Anlässlich unserer kürzlichen Unterhaltung auf dem Rittersturz hatten Sie den Wunsch geäußert, einiges über das Programm der von mir geplanten Koalitions-Regierung zu erfahren: Ich darf Ihnen hierzu folgendes ausführen:
Meine Freunde sind mit mir einig, dass auf innenpolitischem Gebiet die Fortführung der Frankfurter Wirtschaftspolitik unerlässlich sein wird. Allerdings haben wir die feste Absicht, unsere ganze Arbeit in erster Linie der sozialen Frage, und zwar der Sorge für die Vertriebenen und für die weiten Kreise aller derer zu widmen, die infolge der Katastrophe von 1945 und der harten Auswirkung der Währungsreform von 1948 heute gezwungen sind, ein wirtschaftlich und sozial menschenunwürdiges Dasein zu führen. In diesem Zusammenhang hat der noch zu schaffende definitive Lastenausgleich ganz besondere Bedeutung. Wenn ich sage, dass wir entschlossen sind, die Frankfurter Wirtschaftspolitik fortzuführen, so denke ich hierbei in erster Linie daran, die Gefahr einer vermehrten Arbeitslosigkeit durch eine möglichst starke Ausdehnung unserer industriellen Produktion zu überwinden, und zwar dadurch, dass wir mit allen Mitteln versuchen wollen, diese Produktion durch Investierungskredite des Auslands zu steigern. Anzeichen aus dem Ausland, [einer nicht sozialistischen Tendenzen zuneigenden Koalition solche Kredite zu geben], liegen vor.
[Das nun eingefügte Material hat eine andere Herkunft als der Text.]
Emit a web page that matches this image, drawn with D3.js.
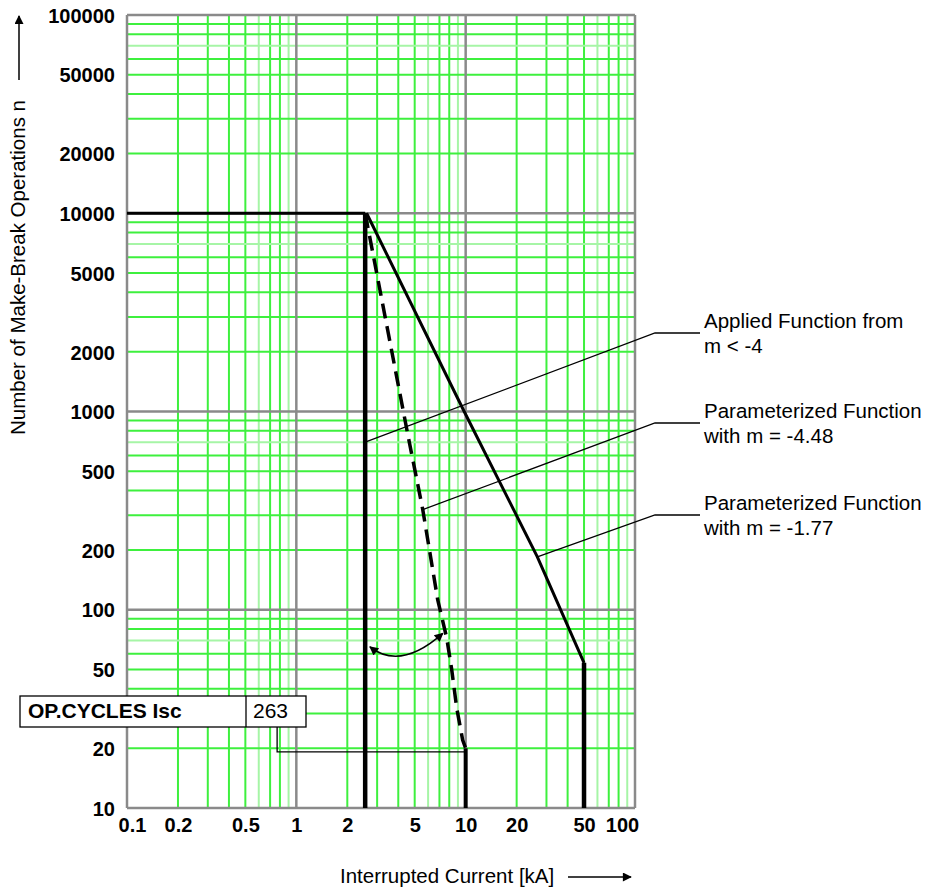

Im übrigen wird die CDU in der kommenden Bundesregierung ihre Politik auf die proklamatischen Erklärungen stützen, wie sie in dem Ahlener Programm vom Februar 1947 und in den Düsseldorfer Leitsätzen vom Juli 1949, von denen ich je ein Exemplar beifüge, niedergelegt sind.
Auf außenpolitischem Gebiet liegt unsere Linie fest. Sie richtet sich in erster Linie darauf, ein enges Verhältnis zu den Nachbarstaaten der westlichen Welt, insbesondere auch zu den Vereinigten Staaten herzustellen. Es wird von uns mit aller Energie angestrebt werden, dass Deutschland so rasch wie möglich als gleichberechtigtes und gleichverpflichtetes Mitglied in die europäische Föderation aufgenommen wird. Bei der Durchführung dieser Absichten werden wir besonders eng mit den anderen in den westeuropäischen Völkern sich immer stärker entwickelnden christlich-demokratischen Kräften zusammenarbeiten. Die lebhaften Kundgebungen führender christlicher Politiker aus Italien, Frankreich, Belgien, Holland und Österreich [, die mir aus Anlass des Ausganges der Wahlen zuteil wurden,] zeigen, dass auch von deren Seite auf eine gegenseitige Förderung und Zusammenarbeit großer Wert gelegt wird.
Ich hoffe, dass diese Ausführungen Ihnen zeigen, worauf es mir und meinen Freunden im wesentlichen ankommt. [...]
Mit freundlichen Grüßen
Ihr ergebener
Dr. Adenauer
Quelle: Konrad Adenauer: Briefe über Deutschland 1945-1955. Eingeleitet und ausgewählt von Hans Peter Mensing aus der Rhöndorfer Ausgabe der Briefe. München 1999, S. 97-99.